Chosen Solution

I have a 2011 Macbook into which I have put a SSD in the main hard drive buss and moved the old hard drive to a housing in the optical drive bay. It has worked fine for the better part of three years. Today the computer crashed (I think I had run out of disc space… it had been a while since a reboot and I notice that the drive starts having less and less space available as time goes on - I am guessing some temporary files that never get deleted or something). When I restarted it wouldn’t boot. (I have once or twice before had the SSD not be recognised on reboot, but a subsequent reboot always set it right). So in my trouble shooting, to test the SSD (due to lack of an external casing for test purposes) I switched the drives so that the SSD was in the optical bay and the old HD was in its original spot. Low and behold, it booted up. I trashed a bunch of recovered files that were in the trash (not unusual, I have always got some recovered files in reboot since installing the SSD). I made some space, backed up. And thought: Happy days! I switched them back over - NEITHER was recognised (The HD is also a bootable disc, at least it was)!!!! So I switched back to the SSD in the optical bay and the HD on the original buss and bam! It works all again. All this makes no sense to me… Does anyone have any idea what might be happening??? It works as is, but I would prefer to have the SSD with OS X on it in the HD bay as i believe the buss speed is greater there than the optical bay.

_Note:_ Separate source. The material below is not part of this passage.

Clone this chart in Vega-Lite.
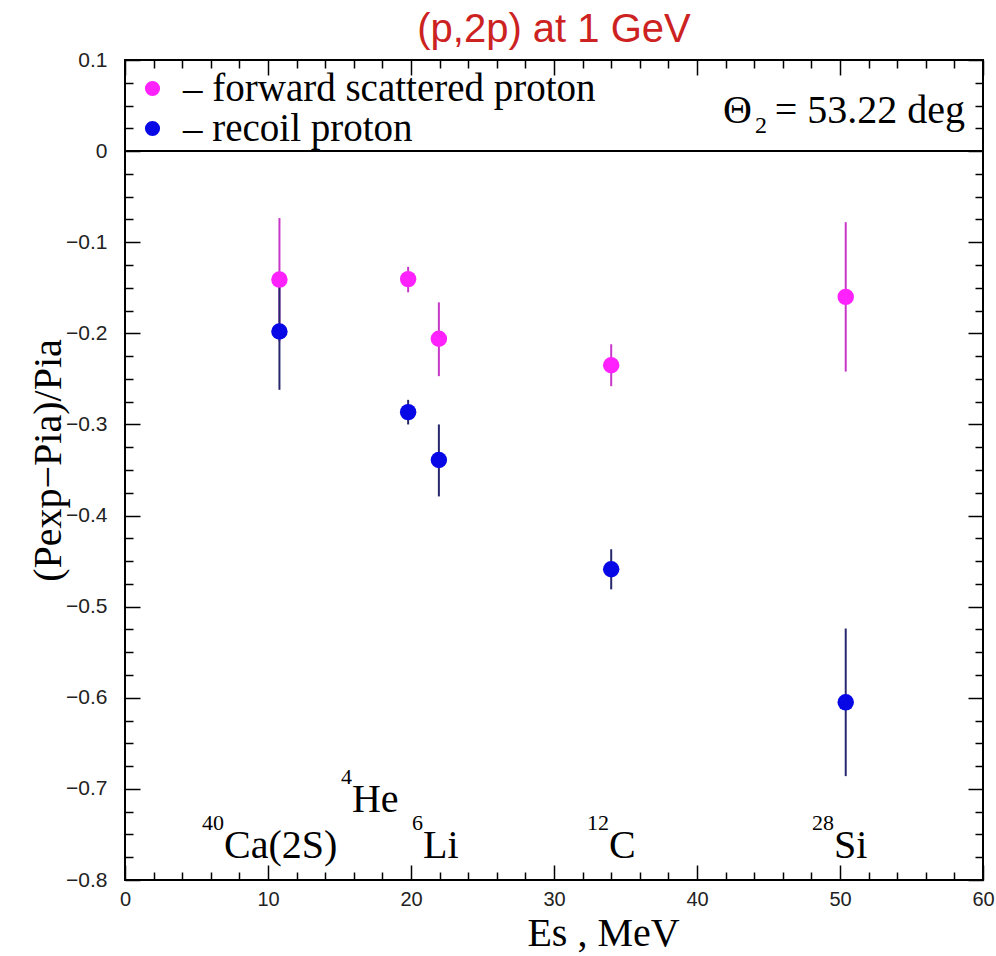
{
  "$schema": "https://vega.github.io/schema/vega-lite/v6.json",
  "width": 858,
  "height": 820,
  "autosize": {"type": "none"},
  "padding": {"left": 125, "top": 60, "right": 13, "bottom": 76},
  "background": "white",
  "config": {
    "view": {"stroke": "black", "strokeWidth": 2},
    "axis": {
      "domain": false,
      "grid": false,
      "tickColor": "black",
      "tickWidth": 1.5,
      "labelFont": "Liberation Sans",
      "labelFontSize": 21,
      "labelColor": "#222222",
      "titleFont": "Liberation Serif",
      "titleFontSize": 40,
      "titleFontWeight": "normal",
      "titleColor": "black"
    }
  },
  "title": {
    "text": "(p,2p) at 1 GeV",
    "color": "#cc2222",
    "font": "Liberation Sans",
    "fontSize": 40,
    "fontWeight": "normal",
    "anchor": "middle",
    "baseline": "alphabetic",
    "offset": 20,
    "dy": 53
  },
  "datasets": {
    "pts": [
      {"series": "forward scattered proton", "Es": 10.8, "r": -0.141, "lo": -0.209, "hi": -0.0735},
      {"series": "forward scattered proton", "Es": 19.8, "r": -0.1405, "lo": -0.155, "hi": -0.127},
      {"series": "forward scattered proton", "Es": 21.95, "r": -0.206, "lo": -0.247, "hi": -0.166},
      {"series": "forward scattered proton", "Es": 34.0, "r": -0.235, "lo": -0.258, "hi": -0.212},
      {"series": "forward scattered proton", "Es": 50.4, "r": -0.16, "lo": -0.242, "hi": -0.078},
      {"series": "recoil proton", "Es": 10.8, "r": -0.198, "lo": -0.262, "hi": -0.134},
      {"series": "recoil proton", "Es": 19.8, "r": -0.2865, "lo": -0.3, "hi": -0.273},
      {"series": "recoil proton", "Es": 21.95, "r": -0.339, "lo": -0.379, "hi": -0.3},
      {"series": "recoil proton", "Es": 34.0, "r": -0.459, "lo": -0.481, "hi": -0.437},
      {"series": "recoil proton", "Es": 50.4, "r": -0.605, "lo": -0.686, "hi": -0.524}
    ],
    "notes": [
      {"sup": "40", "main": "Ca(2S)", "Es": 6.92, "r": -0.776},
      {"sup": "4", "main": "He", "Es": 15.87, "r": -0.7256},
      {"sup": "6", "main": "Li", "Es": 20.84, "r": -0.776},
      {"sup": "12", "main": "C", "Es": 33.85, "r": -0.776},
      {"sup": "28", "main": "Si", "Es": 49.58, "r": -0.776}
    ],
    "theta": [
      {"Es": 58.74, "r": 0.031}
    ]
  },
  "layer": [
    {
      "data": {"values": [{}]},
      "mark": {"type": "rule", "color": "black", "strokeWidth": 2},
      "encoding": {
        "y": {"datum": 0, "type": "quantitative", "axis": null}
      }
    },
    {
      "data": {"name": "pts"},
      "mark": {"type": "rule", "strokeWidth": 2},
      "encoding": {
        "x": {
          "field": "Es", "type": "quantitative",
          "scale": {"domain": [0, 60], "nice": false, "zero": false},
          "axis": {
            "orient": "bottom",
            "values": [0,2,4,6,8,10,12,14,16,18,20,22,24,26,28,30,32,34,36,38,40,42,44,46,48,50,52,54,56,58,60],
            "tickSize": {"condition": {"test": "datum.value % 10 === 0", "value": -15}, "value": -8},
            "format": "~g",
            "labelExpr": "datum.value % 10 === 0 ? datum.label : ''",
            "labelPadding": 24,
            "labelFontSize": 20,
            "labelFlush": false,
            "labelOverlap": false,
            "title": "Es , MeV",
            "titleX": 478,
            "titleY": 65,
            "titleAlign": "center",
            "titleBaseline": "alphabetic"
          }
        },
        "y": {
          "field": "lo", "type": "quantitative",
          "scale": {"domain": [-0.8, 0.1], "nice": false, "zero": false},
          "axis": {
            "orient": "left",
            "values": [-0.8,-0.775,-0.75,-0.725,-0.7,-0.675,-0.65,-0.625,-0.6,-0.575,-0.55,-0.525,-0.5,-0.475,-0.45,-0.425,-0.4,-0.375,-0.35,-0.325,-0.3,-0.275,-0.25,-0.225,-0.2,-0.175,-0.15,-0.125,-0.1,-0.075,-0.05,-0.025,0,0.025,0.05,0.075,0.1],
            "tickSize": {"condition": {"test": "abs(datum.value*10 - round(datum.value*10)) < 0.001", "value": -15}, "value": -8},
            "format": "~g",
            "labelExpr": "abs(datum.value*10 - round(datum.value*10)) < 0.001 ? datum.label : ''",
            "labelPadding": 33,
            "labelFlush": false,
            "labelOverlap": false,
            "title": "(Pexp−Pia)/Pia",
            "titleX": -77,
            "titleY": 400,
            "titleAngle": -90,
            "titleAlign": "center",
            "titleBaseline": "middle"
          }
        },
        "y2": {"field": "hi"},
        "color": {
          "field": "series", "type": "nominal",
          "scale": {"domain": ["forward scattered proton", "recoil proton"], "range": ["#c838c8", "#27276e"]},
          "legend": null
        }
      }
    },
    {
      "data": {"name": "pts"},
      "mark": {"type": "point", "filled": true, "shape": "circle", "size": 270, "opacity": 1},
      "encoding": {
        "x": {
          "field": "Es", "type": "quantitative",
          "axis": {
            "orient": "top",
            "values": [0,2,4,6,8,10,12,14,16,18,20,22,24,26,28,30,32,34,36,38,40,42,44,46,48,50,52,54,56,58,60],
            "tickSize": {"condition": {"test": "datum.value % 10 === 0", "value": -15}, "value": -8},
            "labels": false,
            "title": null
          }
        },
        "y": {
          "field": "r", "type": "quantitative",
          "axis": {
            "orient": "right",
            "values": [-0.8,-0.775,-0.75,-0.725,-0.7,-0.675,-0.65,-0.625,-0.6,-0.575,-0.55,-0.525,-0.5,-0.475,-0.45,-0.425,-0.4,-0.375,-0.35,-0.325,-0.3,-0.275,-0.25,-0.225,-0.2,-0.175,-0.15,-0.125,-0.1,-0.075,-0.05,-0.025,0,0.025,0.05,0.075,0.1],
            "tickSize": {"condition": {"test": "abs(datum.value*10 - round(datum.value*10)) < 0.001", "value": -15}, "value": -8},
            "labels": false,
            "title": null
          }
        },
        "color": {
          "field": "series", "type": "nominal",
          "scale": {"domain": ["forward scattered proton", "recoil proton"], "range": ["#ff22ff", "#0808e6"]},
          "legend": {
            "orient": "none",
            "legendX": 8,
            "legendY": 9,
            "title": null,
            "padding": 0,
            "labelFont": "Liberation Serif",
            "labelFontSize": 39,
            "labelColor": "black",
            "labelLimit": 0,
            "labelExpr": "'– ' + datum.label",
            "symbolType": "circle",
            "symbolSize": 230,
            "symbolStrokeWidth": 0,
            "labelOffset": 11,
            "rowPadding": -4
          }
        }
      }
    },
    {
      "data": {"name": "notes"},
      "mark": {"type": "text", "font": "Liberation Serif", "fontSize": 40, "align": "left", "baseline": "alphabetic", "color": "black"},
      "encoding": {
        "x": {"field": "Es", "type": "quantitative", "axis": null},
        "y": {"field": "r", "type": "quantitative", "axis": null},
        "text": {"field": "main"}
      }
    },
    {
      "data": {"name": "notes"},
      "mark": {"type": "text", "font": "Liberation Serif", "fontSize": 22, "align": "right", "baseline": "alphabetic", "dy": -28, "color": "black"},
      "encoding": {
        "x": {"field": "Es", "type": "quantitative", "axis": null},
        "y": {"field": "r", "type": "quantitative", "axis": null},
        "text": {"field": "sup"}
      }
    },
    {
      "data": {"name": "theta"},
      "mark": {"type": "text", "font": "Liberation Serif", "fontSize": 40, "align": "right", "baseline": "alphabetic", "color": "black", "text": "= 53.22 deg"},
      "encoding": {
        "x": {"field": "Es", "type": "quantitative", "axis": null},
        "y": {"field": "r", "type": "quantitative", "axis": null}
      }
    },
    {
      "data": {"name": "theta"},
      "mark": {"type": "text", "font": "Liberation Serif", "fontSize": 24, "align": "right", "baseline": "alphabetic", "color": "black", "text": "2", "dx": -198, "dy": 10},
      "encoding": {
        "x": {"field": "Es", "type": "quantitative", "axis": null},
        "y": {"field": "r", "type": "quantitative", "axis": null}
      }
    },
    {
      "data": {"name": "theta"},
      "mark": {"type": "text", "font": "Liberation Serif", "fontSize": 40, "align": "right", "baseline": "alphabetic", "color": "black", "text": "Θ", "dx": -213},
      "encoding": {
        "x": {"field": "Es", "type": "quantitative", "axis": null},
        "y": {"field": "r", "type": "quantitative", "axis": null}
      }
    }
  ],
  "resolve": {
    "axis": {"x": "independent", "y": "independent"},
    "scale": {"color": "independent"}
  }
}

Heres the full run down on the why and how to prevent future damage: Why are hdd cables failing? And here is the IFIXIT guide you’ll need to follow to replace the HD cable: MacBook Pro 13" Unibody Early 2011 Hard Drive Cable Replacement and here’s the needed cable: MacBook Pro 13" Unibody (Mid 2012) Hard Drive Cable But! Before you tackle this why don’t you try getting Apple to fix it for free! They have been quietly replacing the cable.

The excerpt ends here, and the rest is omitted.